There are a number of reasons I’m not likely to ever be drug kicking and screaming into a position of leadership. Aside from the fact that it just plain doesn’t interest me from anything other than an academic standpoint, I loathe putting on a jacket and tie just to sit at a desk all day, small talk and glad handing make me want to poke myself in the eye with a pointy stick, and really, the only screw ups I want to be responsible for in life are the ones I make myself. With all of that being said, should the worst ever happen and I get stuck in one of these positions, I hope that I remember the little things; like knowing how to get from Point A to Point B without six other people managing the arrangements for me, or being able to have a conversation with my contemporaries without needing hundreds of slides and a stack of memos to decide what I want to say. I’d especially want to remember that normal people tend to have interests and obligations that aren’t work related so keeping them standing around early in the morning and well after close of business should be avoided.

I’m not even going to get into how bloody obnoxious it would be to basically have no control over my own schedule. Being shuffled around from place to place and meeting to meeting with just a few notes jammed in my hand at the last minute would drive me right up to the edge of wanting to beat people with my shoe. I’m glad there are people who welcome that level of pain in the ass, but frankly I’m ecstatic that I’m not cut out to be one of them. Now if you’ll excuse me, I’m going to stick my nose in a book about the Danish invasion of England. That’s way more interesting than a three ring binder chuck full of information about the fun things to see, do, and talk about at Fort Pignuckle, Louisiana.

No surprises…

In the two and a half years that I’ve been writing here at WordPress, I’d hate to guess how many times I’ve “admitted” to being a creature of habit. I’d be surprised if it wasn’t at least once a month. Maybe that in itself has gotten to be a bit of a habit, but that’s not really the point. Because I’m a creature of habit, I like having a schedule. I like knowing that the alarm clock is going to ring at the same time every day, that lunch is going to happen at more or less the same time every morning, and that I’m going to walk out the door at more or less the same time every afternoon. When some unforeseen circumstance throws that schedule out of whack, I tend to get vicerally annoyed by it, even when it doesn’t show. I’m sure there’s some deep seated psychological reason for it, but I’ve never been curious enough to try figuring it out. Making sure things go according to plan always seemed like a better use of time to me.
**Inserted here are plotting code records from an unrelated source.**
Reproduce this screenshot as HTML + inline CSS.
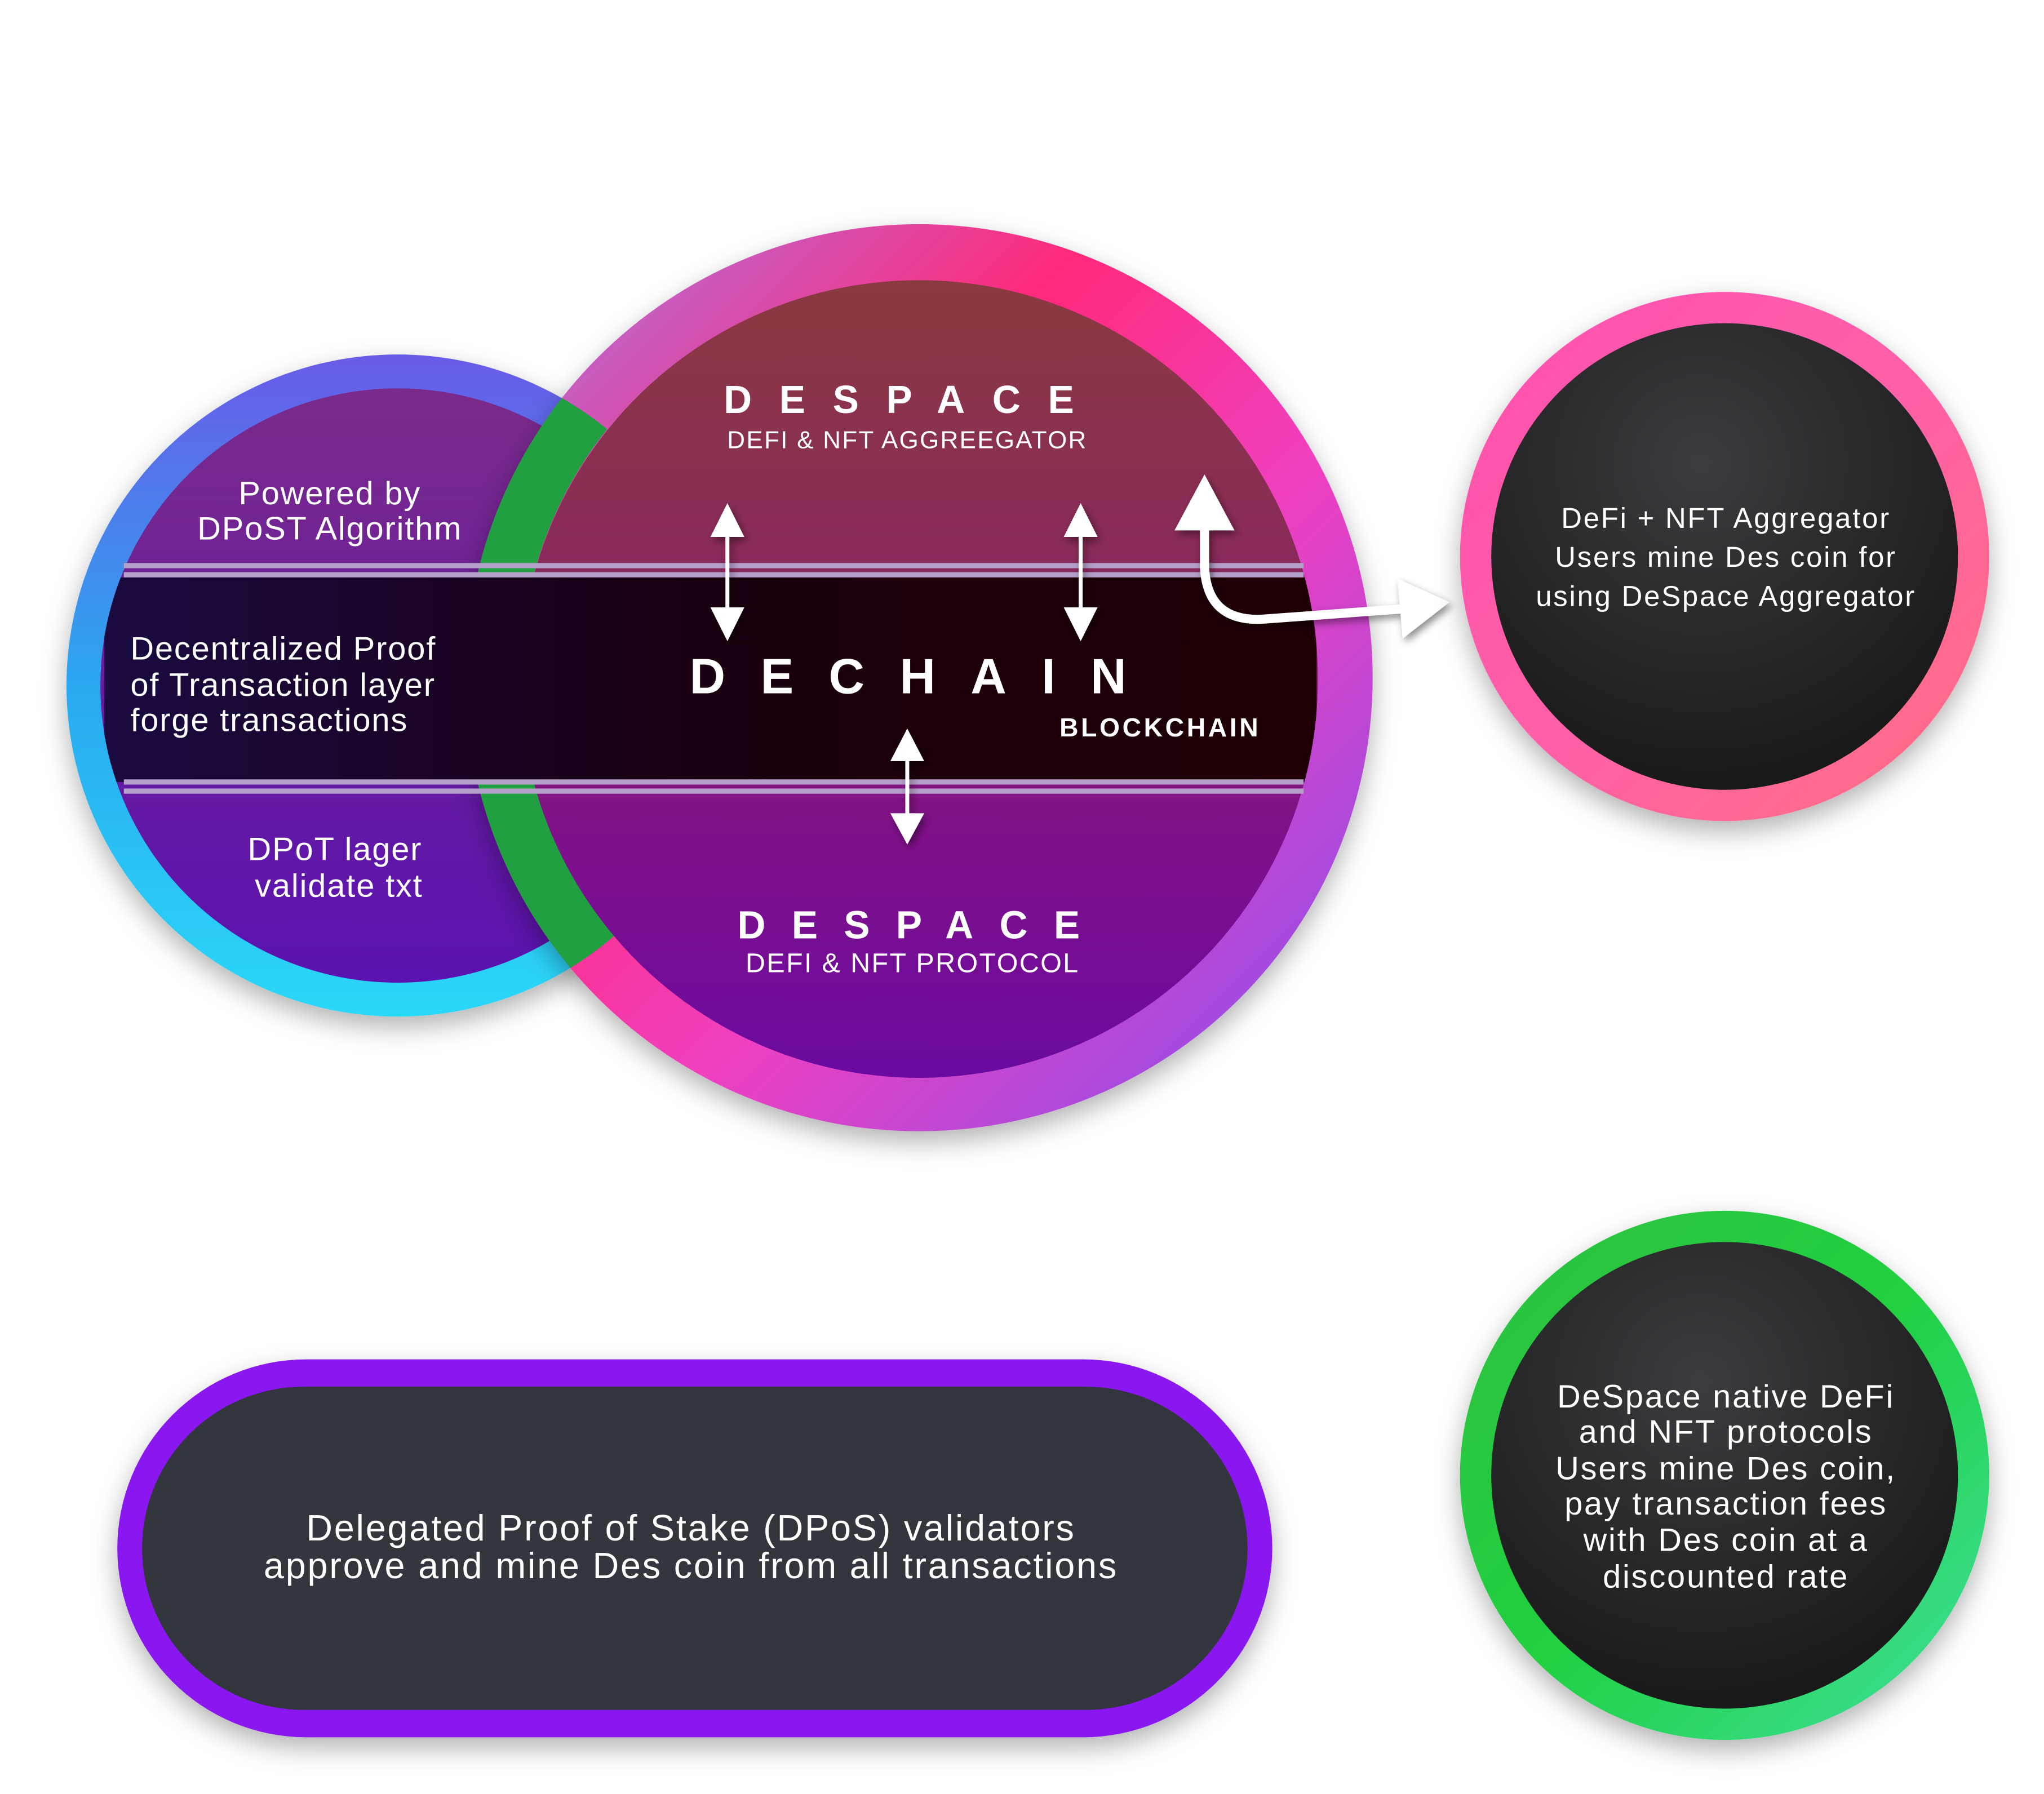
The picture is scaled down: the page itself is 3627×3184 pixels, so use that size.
<!DOCTYPE html>
<html><head><meta charset="utf-8"><style>
html,body{margin:0;padding:0;background:#fff;}
svg{display:block}
text{font-family:"Liberation Sans",sans-serif;fill:#fff;}
</style></head><body>
<svg width="3627" height="3184" viewBox="0 0 1568 1376.5" xmlns="http://www.w3.org/2000/svg">
<defs>
<linearGradient id="lring" x1="0" y1="0" x2="0" y2="1"><stop offset="0" stop-color="#6a5ae8"/><stop offset="0.5" stop-color="#2aa8f0"/><stop offset="1" stop-color="#2ad8f8"/></linearGradient>
<linearGradient id="linner" x1="0" y1="0" x2="0" y2="1"><stop offset="0" stop-color="#7a2a8a"/><stop offset="1" stop-color="#5a12b0"/></linearGradient>
<linearGradient id="bring" x1="0" y1="0" x2="1" y2="1"><stop offset="0" stop-color="#a080f0"/><stop offset="0.35" stop-color="#ff2a7a"/><stop offset="0.6" stop-color="#f040c0"/><stop offset="1" stop-color="#7a50f0"/></linearGradient>
<linearGradient id="binner" x1="0" y1="0" x2="0" y2="1"><stop offset="0" stop-color="#8a3a40"/><stop offset="0.35" stop-color="#8a2a5a"/><stop offset="0.7" stop-color="#80108a"/><stop offset="1" stop-color="#6a0aa0"/></linearGradient>
<radialGradient id="dark" cx="0.45" cy="0.3" r="0.8"><stop offset="0" stop-color="#3c3c40"/><stop offset="1" stop-color="#141414"/></radialGradient>
<linearGradient id="pring" x1="0" y1="0" x2="1" y2="1"><stop offset="0" stop-color="#ff50b0"/><stop offset="0.5" stop-color="#ff60a8"/><stop offset="1" stop-color="#ff7080"/></linearGradient>
<linearGradient id="gring" x1="0" y1="0" x2="1" y2="1"><stop offset="0" stop-color="#30c040"/><stop offset="0.5" stop-color="#20d040"/><stop offset="1" stop-color="#40e0a0"/></linearGradient>
<linearGradient id="band" x1="0" y1="0" x2="1" y2="0"><stop offset="0" stop-color="#1a0a40"/><stop offset="0.5" stop-color="#1a0010"/><stop offset="1" stop-color="#200005"/></linearGradient>
<clipPath id="lclip"><circle cx="305" cy="526" r="254"/></clipPath>
<clipPath id="allclip"><circle cx="305" cy="526" r="228"/><circle cx="705" cy="521" r="306"/><rect x="360" y="430" width="60" height="185"/></clipPath>
<filter id="sh" x="-20%" y="-20%" width="140%" height="140%"><feDropShadow dx="0" dy="8" stdDeviation="10" flood-color="#000" flood-opacity="0.3"/></filter>
<filter id="ash" x="-50%" y="-50%" width="200%" height="200%"><feDropShadow dx="2" dy="3" stdDeviation="3" flood-color="#000" flood-opacity="0.45"/></filter>
</defs>
<circle cx="305" cy="526" r="254" fill="url(#lring)" filter="url(#sh)"/>
<circle cx="305" cy="526" r="228" fill="url(#linner)"/>
<circle cx="705" cy="520" r="348" fill="url(#bring)" filter="url(#sh)"/>
<g clip-path="url(#lclip)"><circle cx="705" cy="520" r="327" fill="none" stroke="#20a040" stroke-width="42"/></g>
<circle cx="705" cy="521" r="306" fill="url(#binner)"/>
<g clip-path="url(#allclip)">
<rect x="80" y="443" width="930" height="157" fill="url(#band)"/>
</g>
<rect x="95" y="432" width="905" height="4" fill="#b4a0c8"/>
<rect x="95" y="439" width="905" height="4" fill="#b4a0c8"/>
<rect x="95" y="598" width="905" height="4" fill="#b4a0c8"/>
<rect x="95" y="605" width="905" height="4" fill="#b4a0c8"/>
<g font-size="25" letter-spacing="0.8">
<text x="253" y="387" text-anchor="middle">Powered by</text>
<text x="253" y="414" text-anchor="middle">DPoST Algorithm</text>
<text x="100" y="506">Decentralized Proof</text>
<text x="100" y="534">of Transaction layer</text>
<text x="100" y="561">forge transactions</text>
<text x="257" y="660" text-anchor="middle">DPoT lager</text>
<text x="260" y="688" text-anchor="middle">validate txt</text>
</g>
<text x="700" y="317" font-size="30" font-weight="bold" text-anchor="middle" letter-spacing="21">DESPACE</text>
<text x="696" y="344" font-size="19" text-anchor="middle" letter-spacing="1">DEFI &amp; NFT AGGREEGATOR</text>
<text x="710" y="532" font-size="38" font-weight="bold" text-anchor="middle" letter-spacing="27">DECHAIN</text>
<text x="890" y="565" font-size="20" font-weight="bold" text-anchor="middle" letter-spacing="2">BLOCKCHAIN</text>
<text x="707" y="720" font-size="30" font-weight="bold" text-anchor="middle" letter-spacing="20">DESPACE</text>
<text x="700" y="746" font-size="21" text-anchor="middle" letter-spacing="1">DEFI &amp; NFT PROTOCOL</text>
<g fill="#fff" stroke="#fff" filter="url(#ash)">
<line x1="558" y1="405" x2="558" y2="475" stroke-width="3"/>
<polygon points="558,386 545,412 571,412" stroke="none"/><polygon points="558,492 545,466 571,466" stroke="none"/>
<line x1="829" y1="405" x2="829" y2="475" stroke-width="3"/>
<polygon points="829,386 816,412 842,412" stroke="none"/><polygon points="829,492 816,466 842,466" stroke="none"/>
<line x1="696" y1="578" x2="696" y2="630" stroke-width="3"/>
<polygon points="696,559 683,584 709,584" stroke="none"/><polygon points="696,648 683,624 709,624" stroke="none"/>
<polygon points="924,364 901,407 947,407" stroke="none"/>
<path d="M924,405 L924,435 Q926,478 970,475 L1078,467" fill="none" stroke-width="7"/>
<polygon points="1112,462 1072,444 1076,490" stroke="none"/>
</g>
<circle cx="1323" cy="427" r="203" fill="url(#pring)" filter="url(#sh)"/>
<circle cx="1323" cy="427" r="179" fill="url(#dark)"/>
<g font-size="22" letter-spacing="1.2">
<text x="1324" y="405" text-anchor="middle">DeFi + NFT Aggregator</text>
<text x="1324" y="435" text-anchor="middle">Users mine Des coin for</text>
<text x="1324" y="465" text-anchor="middle">using DeSpace Aggregator</text>
</g>
<circle cx="1323" cy="1132" r="203" fill="url(#gring)" filter="url(#sh)"/>
<circle cx="1323" cy="1132" r="179" fill="url(#dark)"/>
<g font-size="25" letter-spacing="1.2">
<text x="1324" y="1080" text-anchor="middle">DeSpace native DeFi</text>
<text x="1324" y="1107" text-anchor="middle">and NFT protocols</text>
<text x="1324" y="1135" text-anchor="middle">Users mine Des coin,</text>
<text x="1324" y="1162" text-anchor="middle">pay transaction fees</text>
<text x="1324" y="1190" text-anchor="middle">with Des coin at a</text>
<text x="1324" y="1218" text-anchor="middle">discounted rate</text>
</g>
<rect x="90" y="1043" width="886" height="290" rx="145" fill="#8a18f0" filter="url(#sh)"/>
<rect x="109" y="1064" width="848" height="248" rx="124" fill="#33363d"/>
<text x="530" y="1182" font-size="28" letter-spacing="1.2" text-anchor="middle">Delegated Proof of Stake (DPoS) validators</text>
<text x="530" y="1211" font-size="28" letter-spacing="1.2" text-anchor="middle">approve and mine Des coin from all transactions</text>
</svg>
</body></html>
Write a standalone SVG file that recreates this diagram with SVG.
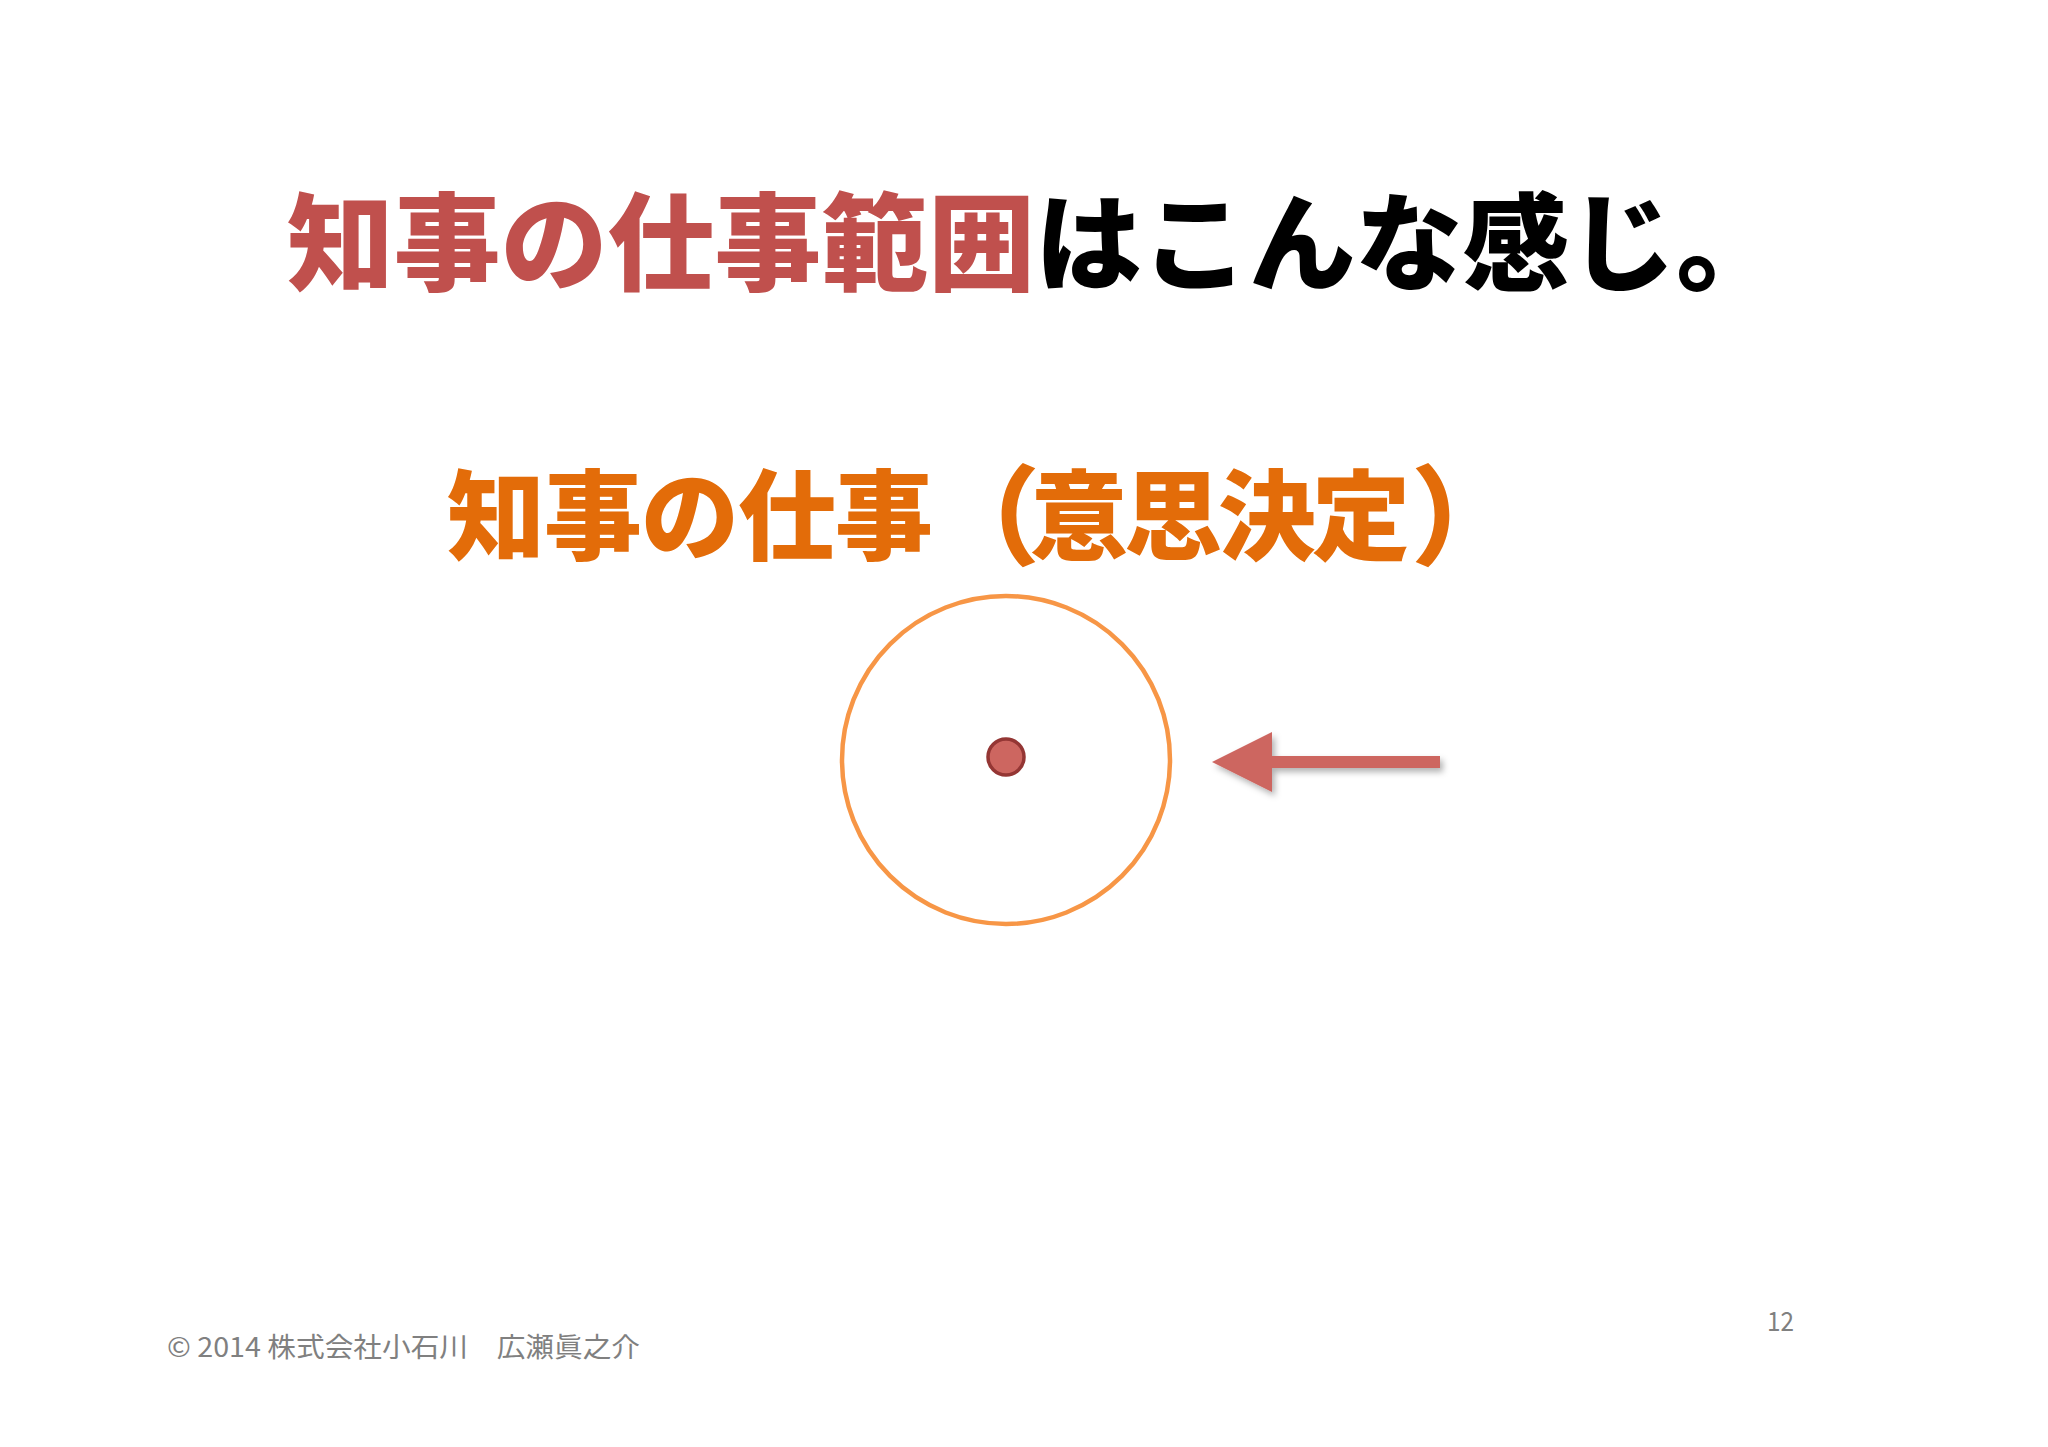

Of course when you’re a simple cog in the machine, most of your schedule ends up really being decided by someone or something well beyond your own sphere of control. When that happens, there’s really not much more to to but grin and bear it no matter how much you’re seething in the inside. Not that I would ever seethe over some minor detail like that, of course. I’m a pretty simple guy to motivate. Keep me fed, watered, and on schedule and all is right with the world. Start dinking with any one of the three and I can get downright surly. I should be enjoying what’s left of this Sunday afternoon, but in the back of my mind I’m already vaguely annoyed by tomorrow’s schedule being shot to hell before I ever leave the house. Around 4:00 tomorrow afternoon, I’m going to need someone to remind me that snarky comments and senior staff rarely go well together. I should probably just consider myself lucky that this kind of blown schedule is a rarity… but I’ll leave that for the glass-half-full types. Putting things in perspective seems to make them feel better. Strangely enough, bitching about it online seems to have the same effect on me.

Brain fry…

Fifty or a hundred years ago, an average man came home from work physically exhausted and filthy. There are days I almost envy that kind of work. At the end of the shift, you can point out a stack of steel beams or twenty truckloads of coal and see that you actually did something with your day. By contrast, I got home tonight exhausted, but only from the neck up. Jumping from one thing to another, answering phone calls and questions, and occasionally making things up as I went along just plain wore me out today. If I bothered to starch my collar, though, you wouldn’t know I spent the day at work. I’m trying not to remind myself that it’s only Monday, because my brain is well and truly fried. That doesn’t bode particularly well for the rest of the week.

Still, the part of me whose grandfathers dug coal, stamped tires, and spent their lives doing hard physical labor doesn’t feel quite right complaining about how mentally draining it is to sit in front of a computer screen, answer the phone, and beg, cajole, and threaten people to get the job done is. It seems somewhat less daunting when laid against the kind of physically demanding jobs that they had. Knowing that doesn’t make my gray matter any less shot on days like this, though.

I’ve heard that some extroverts thrive on fast paced, loud, raucous environments. Unfortunately, I’m not an extrovert by nature. To make good decisions I need time to think, reflect, and process and time was the one thing in short supply today. Sure, I’ll keep making decisions, under those conditions, but they won’t be my best. I suppose they don’t always need to be. All I really need now is a nice quiet room, a good book, and possibly a dog or two and I should be back in fighting trim before the sun comes up tomorrow. How it goes after that is still way, way up in the air.